Originally, settlers in and around Regina thought of Wascana Creek in practical terms. The creek was first dammed in 1883, creating the reservoir now known as Wascana Lake. The reservoir provided the settlememt with the only substantial body of water for 40 miles, and was used primarily for watering stock and domestic household uses. In the late 1890s the CPR laid one of the first pipe lines connecting the reservoir to its yards to provide water for its steam engines. In 1914 Wascana Lake was put to a new use. The city built a power plant on the north shore of the lake (east of Broad Street) and used the water for cooling the turbines which produced power and light for the citizens of Regina.
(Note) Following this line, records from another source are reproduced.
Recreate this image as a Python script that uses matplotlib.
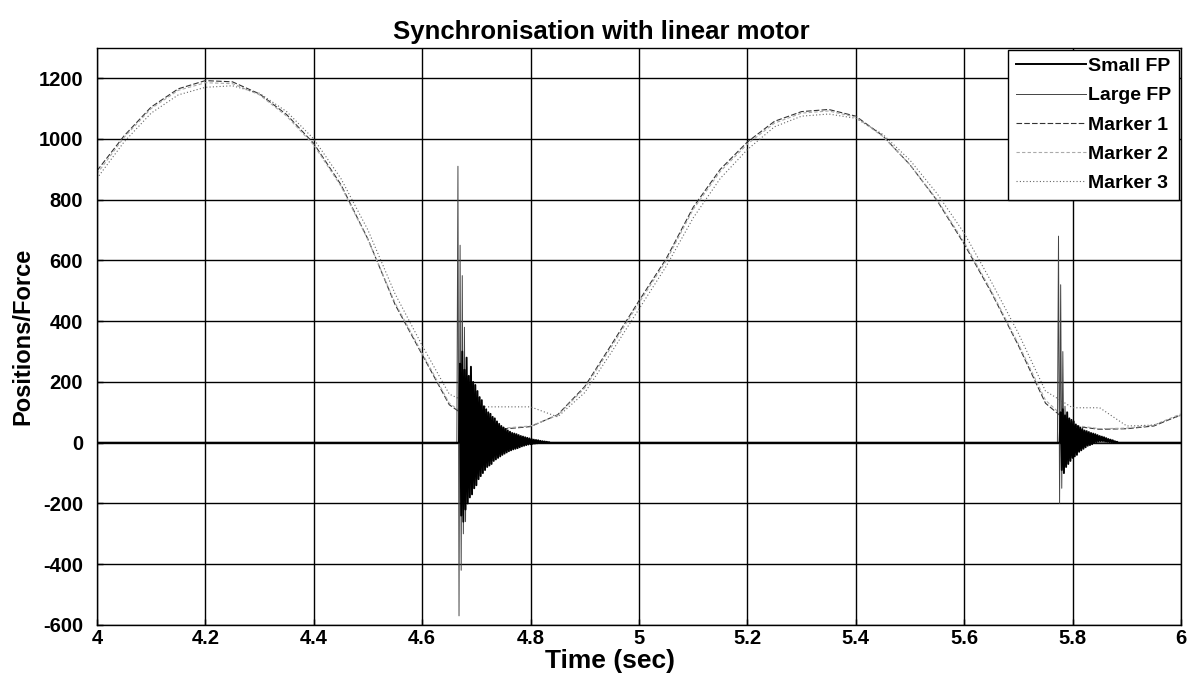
import numpy as np
import matplotlib
matplotlib.use("Agg")
from matplotlib import pyplot as plt
from matplotlib import rcParams

rcParams['font.family'] = 'sans-serif'
rcParams['font.sans-serif'] = ['Liberation Sans', 'DejaVu Sans']
rcParams['font.weight'] = 'bold'
rcParams['axes.unicode_minus'] = False

# marker positions, read every 0.05 s
marker_t = np.round(np.arange(4.0, 6.0001, 0.05), 3)
marker1 = [895, 1010, 1105, 1165, 1192, 1188, 1148, 1080, 985, 850,
           670, 455, 290, 125, 62, 45, 53, 92, 185, 325,
           467, 605, 775, 900, 990, 1058, 1090, 1097, 1075, 1010,
           915, 797, 654, 495, 320, 130, 55, 44, 46, 55, 92]
marker2 = [885, 1005, 1100, 1160, 1185, 1182, 1145, 1075, 980, 845,
           668, 460, 295, 130, 65, 48, 55, 90, 180, 318,
           460, 598, 768, 893, 983, 1052, 1085, 1092, 1072, 1008,
           915, 800, 660, 500, 325, 140, 58, 46, 48, 58, 95]
marker3 = [870, 990, 1085, 1145, 1170, 1175, 1150, 1090, 1000, 870,
           700, 490, 320, 160, 118, 118, 118, 85, 165, 300,
           440, 580, 740, 870, 965, 1040, 1075, 1082, 1068, 1015,
           930, 820, 690, 530, 360, 170, 115, 115, 55, 58, 90]

# force plate bursts (2 ms samples), flat ~0 elsewhere
small_b1_start = 4.668
small_b1 = [0, 260, -240, 300, -260, 240, -220, 280, -200, 220, -180, 250, -170, 200,
            -150, 190, -140, 170, -120, 150, -110, 140, -100, 120, -90, 110, -80, 100,
            -75, 95, -70, 85, -60, 80, -55, 70, -50, 62, -45, 55, -40, 50, -36, 45,
            -32, 40, -28, 36, -25, 32, -22, 30, -20, 28, -18, 25, -15, 22, -12, 20,
            -10, 18, -8, 16, -6, 14, -5, 12, -4, 10, -3, 9, -2, 8, -1, 6, 0, 5, 0, 4,
            0, 3, 0, 2, 0]
small_b2_start = 5.776
small_b2 = [0, 100, -90, 110, -100, 90, -80, 100, -70, 80, -60, 75, -50, 70, -45, 60,
            -40, 55, -30, 50, -25, 45, -20, 40, -15, 38, -10, 35, -8, 32, -5, 30, 0,
            28, 2, 25, 4, 22, 5, 20, 5, 18, 4, 15, 3, 12, 2, 10, 1, 8, 0, 5, 0, 3, 0]
large_b1_start = 4.664
large_b1 = [0, 910, -570, 650, -420, 550, -300, 380, -260, 250, -200, 200, -150, 180,
            -120, 150, -90, 120, -70, 90, -50, 70, -40, 55, -30, 45, -25, 35, -20, 28,
            -15, 22, -10, 18, -8, 14, -5, 10, -3, 6, 0]
large_b2_start = 5.772
large_b2 = [0, 680, -200, 520, -150, 300, -100, 120, -60, 90, -40, 60, -30, 40, -20,
            30, -10, 20, 0]
dt = 0.002

labels = ["Small FP", "Large FP", "Marker 1", "Marker 2", "Marker 3"]
xticks = [4, 4.2, 4.4, 4.6, 4.8, 5, 5.2, 5.4, 5.6, 5.8, 6]
xticklabels = ["4", "4.2", "4.4", "4.6", "4.8", "5", "5.2", "5.4", "5.6", "5.8", "6"]
yticks = np.arange(-600, 1201, 200)


def fp_series(b1_start, b1, b2_start, b2):
    t = np.concatenate([[4.0], b1_start + dt * np.arange(len(b1)),
                        b2_start + dt * np.arange(len(b2)), [6.0]])
    v = np.concatenate([[0], b1, b2, [0]])
    return t, v


fig = plt.figure(figsize=(11.91, 6.83), dpi=100)
ax = fig.add_axes([0.0814, 0.085, 0.9102, 0.845])

st, sv = fp_series(small_b1_start, small_b1, small_b2_start, small_b2)
lt, lv = fp_series(large_b1_start, large_b1, large_b2_start, large_b2)
ax.plot(st, sv, color='black', lw=1.4, label=labels[0], zorder=4)
ax.plot(lt, lv, color='#444444', lw=0.7, ls='-', label=labels[1], zorder=3)
ax.plot(marker_t, marker1, color='#333333', lw=0.8, ls=(0, (5, 2)), label=labels[2])
ax.plot(marker_t, marker2, color='#aaaaaa', lw=0.8, ls=(0, (3, 2)), label=labels[3])
ax.plot(marker_t, marker3, color='#666666', lw=0.8, ls=(0, (1, 2)), label=labels[4])

ax.set_xlim(4, 6)
ax.set_ylim(-600, 1300)
ax.set_xticks(xticks)
ax.set_xticklabels(xticklabels)
ax.set_yticks(yticks)
ax.tick_params(direction='in', labelsize=14.5, length=4, width=1, pad=3)
ax.tick_params(axis='y', pad=10)
ax.grid(True, color='black', lw=1.0, ls='-')
for sp in ax.spines.values():
    sp.set_linewidth(1.0)

ax.set_title("Synchronisation with linear motor", fontsize=18.5, fontweight='bold',
             x=0.465, pad=6)
ax.set_xlabel("Time (sec)", fontsize=19, fontweight='bold')
ax.xaxis.set_label_coords(0.473, -0.042)
ax.set_ylabel("Positions/Force", fontsize=17, fontweight='bold', labelpad=3)

leg = ax.legend(loc='upper right', fontsize=14, fancybox=False, edgecolor='black',
                framealpha=1, handlelength=3.6, handletextpad=0.1,
                borderaxespad=0.1, labelspacing=0.6)
leg.get_frame().set_linewidth(1.0)

fig.savefig('out.png', dpi=100)
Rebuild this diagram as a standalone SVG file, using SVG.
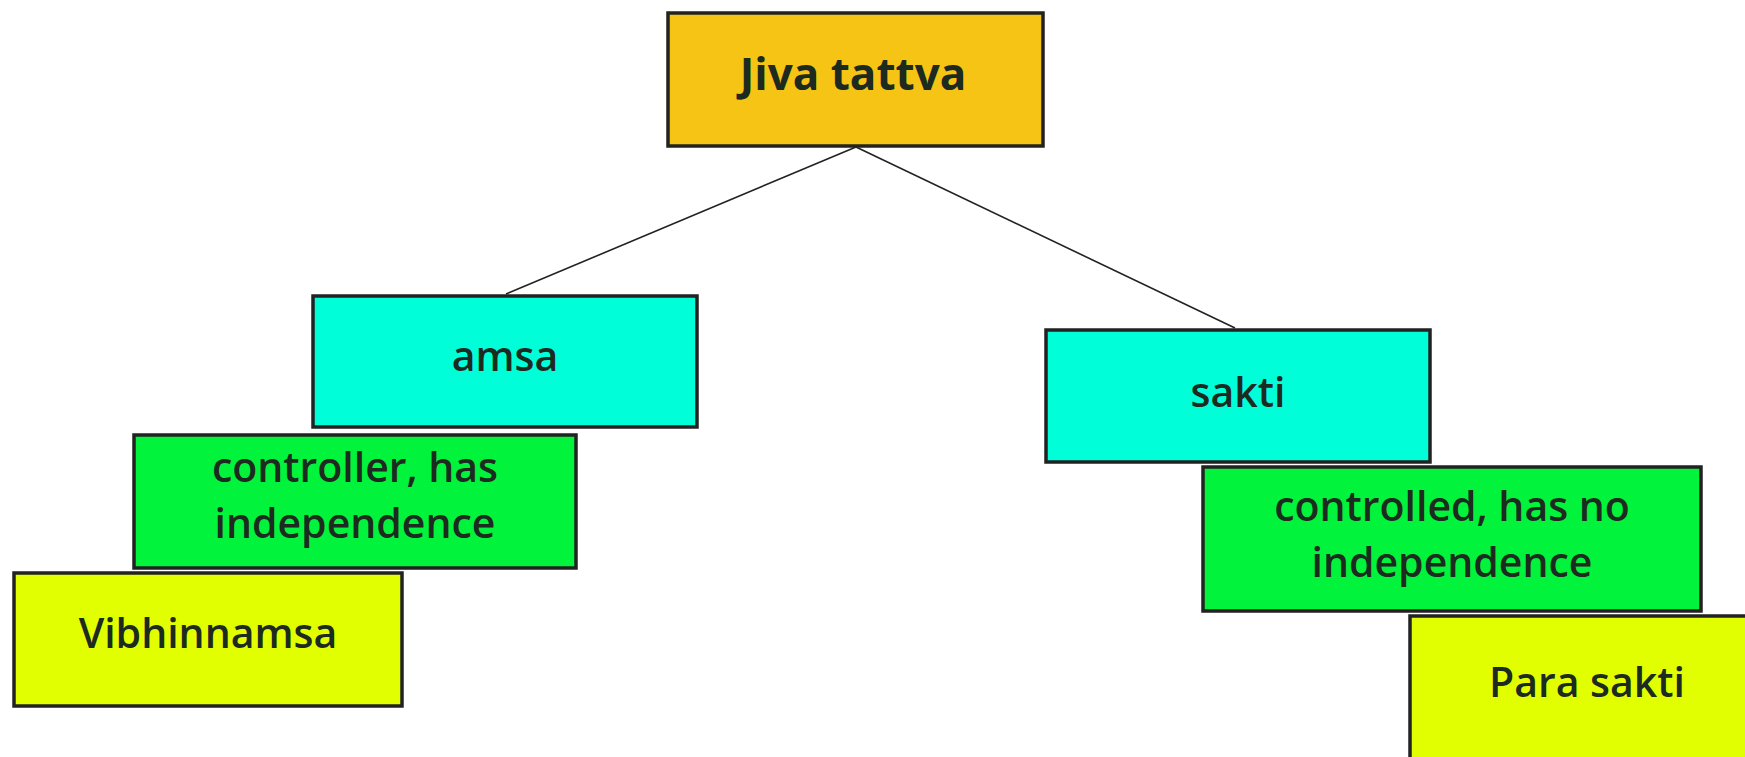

It was not long after the reservoir was created that people began to realize the economic opportunities it afforded. Very early water began to be hauled to Regina and sold for domestic use at the price of fifty cents a barrel. In 1906 James Grassick started the Capital Ice Company. It cut and sold an average of 10,000 tons of ice each year until 1950.

Not all uses of the lake were practical or economical. On May 24, 1884, one year after the reservoir was created boat races were held to celebrate the Queen's birthday. During the summers to follow swimming, boating, and canoeing became popular recreational outings, while the grounds along the shore line became pleasant picnic sites. The Regina Boat Club was established on the lake in 1907, and added a great deal to social the life of the city. When the cold wind blew in and the lake froze, snowshoeing, skiing, tobogganing, and skating took over the recreational scene.